The drought-year unionization density predicted relative unionization density in 1943, 1953, 1973, etc., all the way up to 2013. (These findings held true only in those industries in which migrants tried to find jobs during the Dust Bowl—manufacturing jobs, for instance, but not teaching jobs.) In other words, it wasn’t all migration but only the migration related to the Dust Bowl droughts that predicted modern unionization patterns.
“Droughts caused migration. Migration caused pressure on the current workforce. Pressure caused the workforce to unionize. And that unionization just has an incredibly long tail,” Cohen says.
“A one-standard deviation lower drought-year rainfall in an MSA [metropolitan statistical area] predicts unionization rates that are 2.3 percent higher; relative to an unconditional average 2013 unionization rate of 6.9 percent, this implies a 33 percent increase in the MSA-level unionization rate today,” the researchers write.
The takeaway: “What this says is that a completely random event that happened 80 years ago still has a huge impact on the amount of unionization today,” Cohen says.
To Cohen, the findings tell less about the staying power of unions than about the power of random, external forces. In 80 years, nothing has happened in the world of labor unions to shake the effects of some lousy weather.
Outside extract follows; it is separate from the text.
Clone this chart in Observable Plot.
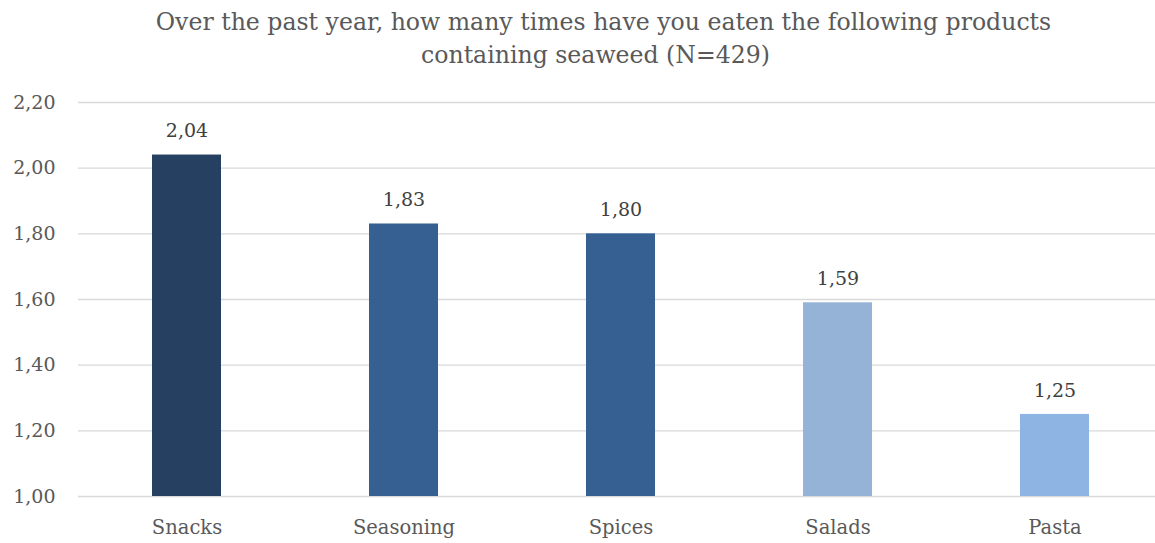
<!DOCTYPE html>
<html>
<head>
<meta charset="utf-8">
<script src="https://cdn.jsdelivr.net/npm/d3@7"></script>
<script src="https://cdn.jsdelivr.net/npm/@observablehq/plot@0.6"></script>
<style>
  html, body { margin: 0; padding: 0; background: #fff; }
  #title { width: 1155px; height: 80px; box-sizing: border-box; padding-top: 6px;
    font-family: "DejaVu Serif", serif; font-size: 23.6px; line-height: 33px; color: #595959; }
  #title div { text-align: center; box-sizing: border-box; width: 1155px; white-space: nowrap; }
  #t1 { padding-left: 52px; }
  #t2 { padding-left: 36px; }
  svg { display: block; }
</style>
</head>
<body>
<div id="title"><div id="t1">Over the past year, how many times have you eaten the following products</div><div id="t2">containing seaweed (N=429)</div></div>
<div id="chart"></div>
<script>
const categories = ["Snacks", "Seasoning", "Spices", "Salads", "Pasta"];
const values = [2.04, 1.83, 1.80, 1.59, 1.25];
const colors = ["#264061", "#366092", "#366092", "#95B3D7", "#8EB4E3"];
const yTicks = [1.0, 1.2, 1.4, 1.6, 1.8, 2.0, 2.2];

const data = categories.map((c, i) => ({category: c, value: values[i], color: colors[i]}));
const fmt = v => v.toFixed(2).replace(".", ",");

const chart = Plot.plot({
  width: 1155,
  height: 463,
  marginTop: 22,
  marginBottom: 47,
  marginLeft: 78,
  marginRight: 0,
  style: {fontFamily: "DejaVu Serif, serif", fontSize: "19px", color: "#595959", background: "#fff"},
  x: {domain: categories, range: [78, 1163], paddingInner: 0.68, paddingOuter: 0.34, label: null},
  y: {domain: [1.0, 2.2], label: null},
  marks: [
    Plot.ruleY(yTicks, {stroke: "#d9d9d9", strokeWidth: 1.3}),
    Plot.barY(data, {x: "category", y1: 1.0, y2: "value", fill: "color"}),
    Plot.text(data, {x: "category", y: "value", text: d => fmt(d.value), dy: -24, fill: "#404040", fontSize: 19}),
    Plot.axisY(yTicks, {tickSize: 0, tickPadding: 0, dx: -23, textAnchor: "end", tickFormat: fmt, fill: "#595959", fontSize: 19}),
    Plot.axisX({tickSize: 0, tickPadding: 24, fill: "#595959", fontSize: 19.5})
  ]
});
document.getElementById("chart").appendChild(chart);
</script>
</body>
</html>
“I think the reason why this paper is important, especially now, is that unions are a hotly debated issue within policy and within our political process,” Cohen says. “Some people say we absolutely need them. And some say there was a time in history that we needed them, but we’ve outgrown that time. I think both sides have to confront the fact that a fair amount of unionization that exists today was set in place in a random way. So if you want to say unions are great, or if you want to say they’re awful, either way you have to explain why something so obviously great or so obviously awful can be so significantly influenced by something that is essentially random."